*COLLECTED DATA*
* * *
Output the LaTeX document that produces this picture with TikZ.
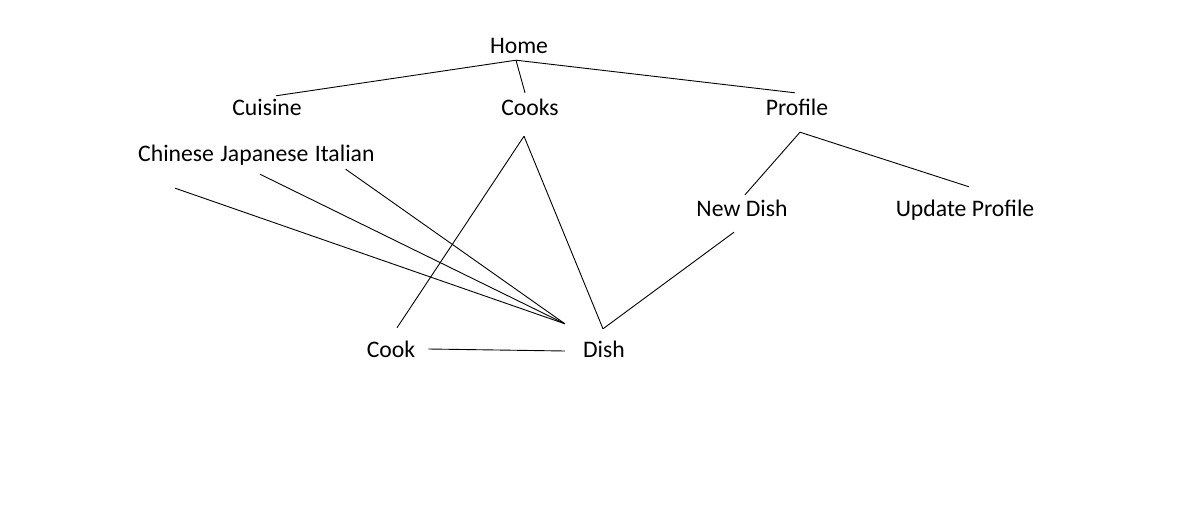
\documentclass[tikz,border=0pt]{standalone}
\usepackage{fontspec}
\setmainfont{Carlito}
\usetikzlibrary{positioning}

\begin{document}
\begin{tikzpicture}[x=1pt, y=-1pt, main/.style={font=\fontsize{23.7}{28}\selectfont, inner sep=4pt, text height=17pt, text depth=5pt, anchor=base}, n/.style={line width=0.9pt}]
            \useasboundingbox (0,0) rectangle (1179,508);
            % nodes
            \node[main] (home) at (519,54) {Home};
            \node[main] (cuisine) at (267,116) {Cuisine};
            \node[main] (cooks) at (530,116) {Cooks};
            \node[main] (profile) at (797,116) {Profile};
            \node[main, anchor=base west] (chinese) at (134,161.5) {Chinese};
            \node[main, right=-2pt of chinese] (japanese) {Japanese};
            \node[main, right=-2pt of japanese] (italian) {Italian};
            \node[main] (newdish) at (742,216) {New Dish};
            \node[main] (update) at (965,216) {Update Profile};
            \node[main] (cook) at (391,357) {Cook};
            \node[main] (dish) at (604,357) {Dish};
            % meeting points
            \coordinate (cooksfoot) at ([shift={(-6,11)}]cooks.south);
            \coordinate (profilefoot) at ([shift={(3,7)}]profile.south);
            \coordinate (dishtip) at ([shift={(-14,-12)}]dish.north west);
            \coordinate (dishtop) at ([shift={(-1,-7)}]dish.north);
            % edges
            \draw [n] ([shift={(-3,-3)}]home.south) -- ([shift={(9,1)}]cuisine.north);
            \draw [n] ([shift={(-3,-3)}]home.south) -- ([shift={(-5,-2)}]cooks.north);
            \draw [n] ([shift={(-3,-3)}]home.south) -- ([shift={(-2,-2)}]profile.north);
            \draw [n] (cooksfoot) -- ([shift={(6,-8)}]cook.north);
            \draw [n] (cooksfoot) -- (dishtop);
            \draw [n] ([shift={(-1,17.5)}]chinese.south) -- (dishtip);
            \draw [n] ([shift={(-4.5,3.5)}]japanese.south) -- (dishtip);
            \draw [n] ([shift={(1,-1.5)}]italian.south) -- (dishtip);
            \draw [n] ([shift={(9,-2)}]cook.east) -- ([shift={(-14,0)}]dish.west);
            \draw [n] (profilefoot) -- ([shift={(3,0)}]newdish.north);
            \draw [n] (profilefoot) -- ([shift={(4,-8)}]update.north);
            \draw [n] ([shift={(-8,7)}]newdish.south) -- (dishtop);
        \end{tikzpicture}
\end{document}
* * *
*TASK GOAL*
Make an exact copy of the whole listing, but don't bring over any pictures.

*CORRECT ANSWER*
Output the LaTeX document that produces this picture with TikZ.
\documentclass[tikz,border=0pt]{standalone}
\usepackage{fontspec}
\setmainfont{Carlito}
\usetikzlibrary{positioning}

\begin{document}
\begin{tikzpicture}[x=1pt, y=-1pt, main/.style={font=\fontsize{23.7}{28}\selectfont, inner sep=4pt, text height=17pt, text depth=5pt, anchor=base}, n/.style={line width=0.9pt}]
            \useasboundingbox (0,0) rectangle (1179,508);
            % nodes
            \node[main] (home) at (519,54) {Home};
            \node[main] (cuisine) at (267,116) {Cuisine};
            \node[main] (cooks) at (530,116) {Cooks};
            \node[main] (profile) at (797,116) {Profile};
            \node[main, anchor=base west] (chinese) at (134,161.5) {Chinese};
            \node[main, right=-2pt of chinese] (japanese) {Japanese};
            \node[main, right=-2pt of japanese] (italian) {Italian};
            \node[main] (newdish) at (742,216) {New Dish};
            \node[main] (update) at (965,216) {Update Profile};
            \node[main] (cook) at (391,357) {Cook};
            \node[main] (dish) at (604,357) {Dish};
            % meeting points
            \coordinate (cooksfoot) at ([shift={(-6,11)}]cooks.south);
            \coordinate (profilefoot) at ([shift={(3,7)}]profile.south);
            \coordinate (dishtip) at ([shift={(-14,-12)}]dish.north west);
            \coordinate (dishtop) at ([shift={(-1,-7)}]dish.north);
            % edges
            \draw [n] ([shift={(-3,-3)}]home.south) -- ([shift={(9,1)}]cuisine.north);
            \draw [n] ([shift={(-3,-3)}]home.south) -- ([shift={(-5,-2)}]cooks.north);
            \draw [n] ([shift={(-3,-3)}]home.south) -- ([shift={(-2,-2)}]profile.north);
            \draw [n] (cooksfoot) -- ([shift={(6,-8)}]cook.north);
            \draw [n] (cooksfoot) -- (dishtop);
            \draw [n] ([shift={(-1,17.5)}]chinese.south) -- (dishtip);
            \draw [n] ([shift={(-4.5,3.5)}]japanese.south) -- (dishtip);
            \draw [n] ([shift={(1,-1.5)}]italian.south) -- (dishtip);
            \draw [n] ([shift={(9,-2)}]cook.east) -- ([shift={(-14,0)}]dish.west);
            \draw [n] (profilefoot) -- ([shift={(3,0)}]newdish.north);
            \draw [n] (profilefoot) -- ([shift={(4,-8)}]update.north);
            \draw [n] ([shift={(-8,7)}]newdish.south) -- (dishtop);
        \end{tikzpicture}
\end{document}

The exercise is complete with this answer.